*** SOURCE MATERIAL
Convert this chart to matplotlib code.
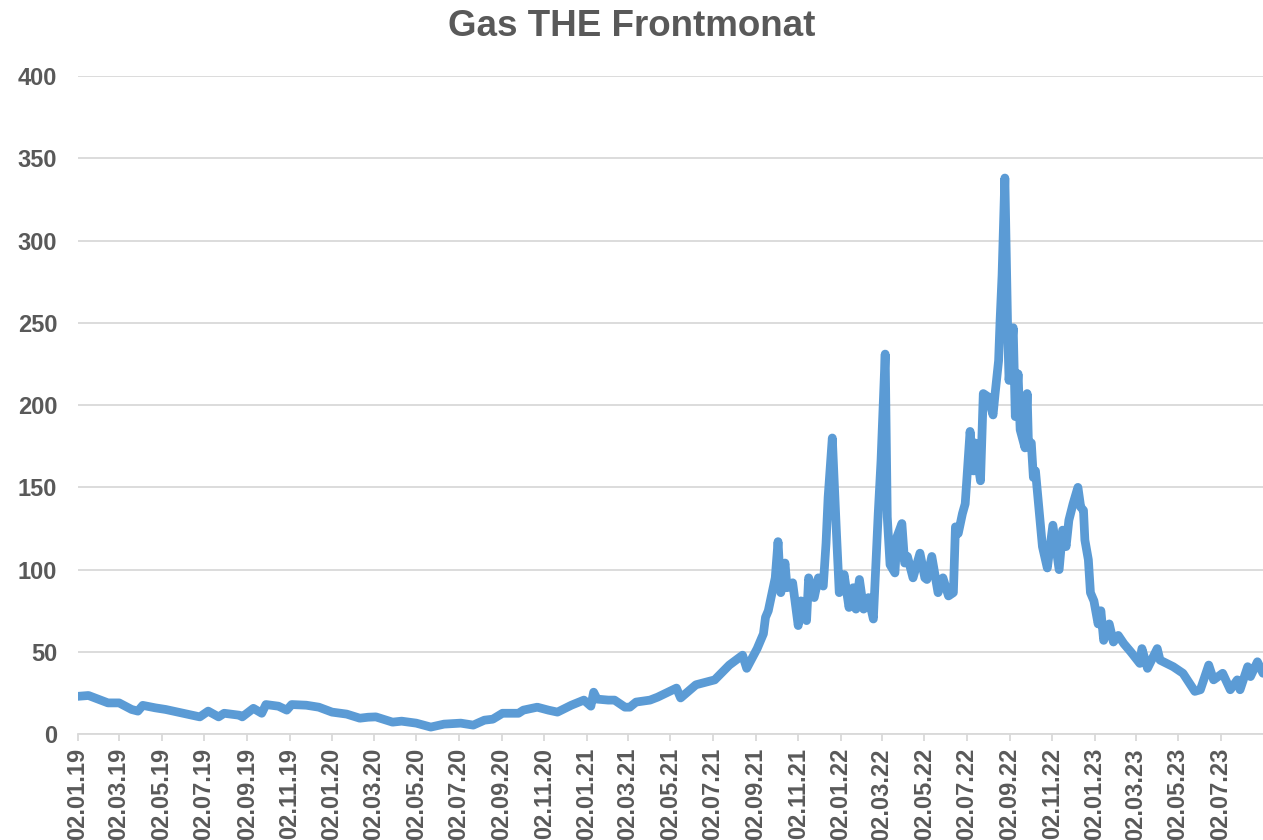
import pandas as pd
import matplotlib
matplotlib.use("Agg")
import matplotlib.pyplot as plt
import matplotlib.dates as mdates

# Gas THE front month price (EUR/MWh)
dates = [
    "2019-01-02", "2019-01-17", "2019-02-14", "2019-03-02", "2019-03-20", "2019-03-29",
    "2019-04-05", "2019-04-23", "2019-05-08", "2019-06-02", "2019-06-26", "2019-07-08",
    "2019-07-23", "2019-07-31", "2019-08-22", "2019-08-26", "2019-09-11", "2019-09-23",
    "2019-09-29", "2019-10-17", "2019-10-29", "2019-11-05", "2019-11-26", "2019-12-14",
    "2020-01-02", "2020-01-23", "2020-02-11", "2020-02-23", "2020-03-05", "2020-03-29",
    "2020-04-11", "2020-05-02", "2020-05-23", "2020-06-11", "2020-07-05", "2020-07-23",
    "2020-08-08", "2020-08-20", "2020-09-03", "2020-09-26", "2020-10-03", "2020-10-23",
    "2020-11-08", "2020-11-21", "2020-12-11", "2020-12-29", "2021-01-08", "2021-01-12",
    "2021-01-17", "2021-02-02", "2021-02-11", "2021-02-26", "2021-03-05", "2021-03-14",
    "2021-04-03", "2021-04-14", "2021-05-11", "2021-05-17", "2021-06-08", "2021-07-05",
    "2021-07-26", "2021-08-14", "2021-08-20", "2021-09-04", "2021-09-13", "2021-09-16",
    "2021-09-20", "2021-09-27", "2021-09-30", "2021-10-04", "2021-10-08", "2021-10-14",
    "2021-10-17", "2021-10-25", "2021-11-02", "2021-11-06", "2021-11-14", "2021-11-17",
    "2021-11-25", "2021-12-01", "2021-12-08", "2021-12-12", "2021-12-15", "2021-12-21",
    "2021-12-27", "2021-12-31", "2022-01-07", "2022-01-14", "2022-01-20", "2022-01-24",
    "2022-01-29", "2022-02-04", "2022-02-11", "2022-02-18", "2022-02-25", "2022-03-01",
    "2022-03-07", "2022-03-10", "2022-03-14", "2022-03-21", "2022-03-24", "2022-03-31",
    "2022-04-04", "2022-04-08", "2022-04-16", "2022-04-26", "2022-05-03", "2022-05-06",
    "2022-05-13", "2022-05-22", "2022-05-29", "2022-06-06", "2022-06-13", "2022-06-16",
    "2022-06-20", "2022-06-26", "2022-06-30", "2022-07-07", "2022-07-12", "2022-07-14",
    "2022-07-22", "2022-07-26", "2022-08-02", "2022-08-09", "2022-08-12", "2022-08-17",
    "2022-08-19", "2022-08-22", "2022-08-26", "2022-08-30", "2022-09-01", "2022-09-07",
    "2022-09-10", "2022-09-14", "2022-09-17", "2022-09-24", "2022-09-27", "2022-09-29",
    "2022-10-03", "2022-10-06", "2022-10-09", "2022-10-19", "2022-10-26", "2022-11-03",
    "2022-11-12", "2022-11-17", "2022-11-22", "2022-11-26", "2022-12-02", "2022-12-09",
    "2022-12-13", "2022-12-17", "2022-12-19", "2022-12-24", "2022-12-27", "2023-01-01",
    "2023-01-07", "2023-01-11", "2023-01-15", "2023-01-23", "2023-01-29", "2023-02-05",
    "2023-02-13", "2023-02-23", "2023-03-08", "2023-03-11", "2023-03-19", "2023-04-02",
    "2023-04-06", "2023-04-25", "2023-05-09", "2023-05-26", "2023-06-03", "2023-06-15",
    "2023-06-22", "2023-07-05", "2023-07-16", "2023-07-26", "2023-07-30", "2023-08-10",
    "2023-08-14", "2023-08-24", "2023-09-01",
]
prices = [
    23, 23.5, 19, 19, 15, 14,
    17.5, 16, 15, 12.7, 10.5, 14,
    10.5, 12.7, 11.5, 10.5, 15.7, 12.7,
    18, 17, 14.6, 18, 17.6, 16.4,
    13.4, 12.2, 9.7, 10.3, 10.5, 7.3,
    7.9, 6.7, 4.3, 6.1, 6.7, 5.5,
    8.5, 9.1, 12.7, 12.7, 14.6, 16.4,
    14.6, 13.4, 17.6, 20.7, 17, 25.5,
    21.3, 20.7, 20.7, 16.4, 16.4, 19.5,
    20.7, 22.5, 28, 22, 30, 33,
    42, 48, 40, 52, 61, 71,
    75, 89, 95, 117, 86, 104,
    89, 92, 66, 81, 69, 95,
    83, 95, 90, 116, 144, 180,
    122, 86, 97, 77, 89, 76,
    94, 76, 83, 70, 134, 166,
    231, 132, 103, 98, 120, 128,
    104, 108, 95, 110, 95, 94,
    108, 86, 95, 84, 86, 126,
    122, 134, 140, 184, 160, 177,
    154, 207, 205, 194, 207, 227,
    250, 279, 338, 246, 215, 247,
    193, 219, 185, 174, 207, 175,
    177, 156, 160, 114, 101, 127,
    100, 124, 114, 130, 140, 150,
    138, 136, 118, 106, 86, 81,
    67, 75, 57, 67, 56, 60,
    55, 50, 43, 52, 40, 52,
    45, 41, 37, 26, 27, 42,
    33, 37, 27, 33, 27, 41,
    35, 44, 37,
]
title = "Gas THE Frontmonat"
y_ticks = [0, 50, 100, 150, 200, 250, 300, 350, 400]

x = pd.to_datetime(dates)
# ticks on the 2nd of every other month, Jan 2019 .. Jul 2023
x_ticks = pd.date_range("2019-01-01", "2023-07-01", freq="2MS") + pd.Timedelta(days=1)

text_grey = "#595959"
grid_grey = "#D9D9D9"
plt.rcParams["font.family"] = ["Liberation Sans", "DejaVu Sans"]

fig = plt.figure(figsize=(12.63, 8.40), dpi=100)
ax = fig.add_axes([0.0618, 0.126, 0.9382, 0.7835])

ax.plot(x, prices, color="#5B9BD5", linewidth=6.3, solid_joinstyle="round",
        solid_capstyle="round", zorder=3)

ax.set_ylim(0, 400)
ax.set_yticks(y_ticks)
ax.set_xlim(x[0], x[-1])
ax.set_xticks(x_ticks)
ax.xaxis.set_major_formatter(mdates.DateFormatter("%d.%m.%y"))

ax.grid(axis="y", color=grid_grey, linewidth=1.3, zorder=0)
for side in ["top", "right", "left"]:
    ax.spines[side].set_visible(False)
ax.spines["bottom"].set_color(grid_grey)
ax.spines["bottom"].set_linewidth(1.3)

ax.tick_params(axis="y", length=0, pad=15, labelsize=17, labelcolor=text_grey)
ax.tick_params(axis="x", length=5, width=1.3, color=grid_grey, pad=5,
               labelsize=17, labelcolor=text_grey, labelrotation=90)
for lab in ax.get_xticklabels() + ax.get_yticklabels():
    lab.set_fontweight("bold")

fig.text(0.5, 0.969, title, ha="center", va="center", fontsize=26.5,
         fontweight="bold", color=text_grey)

fig.savefig("out.png", dpi=100)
******
#### WHAT IS REQUIRED
Give again, word for word, every line from the top of the data above to the line holding "import matplotlib.dates as mdates", inclusive, with the pictures left out.

#### SOLUTION
Convert this chart to matplotlib code.
import pandas as pd
import matplotlib
matplotlib.use("Agg")
import matplotlib.pyplot as plt
import matplotlib.dates as mdates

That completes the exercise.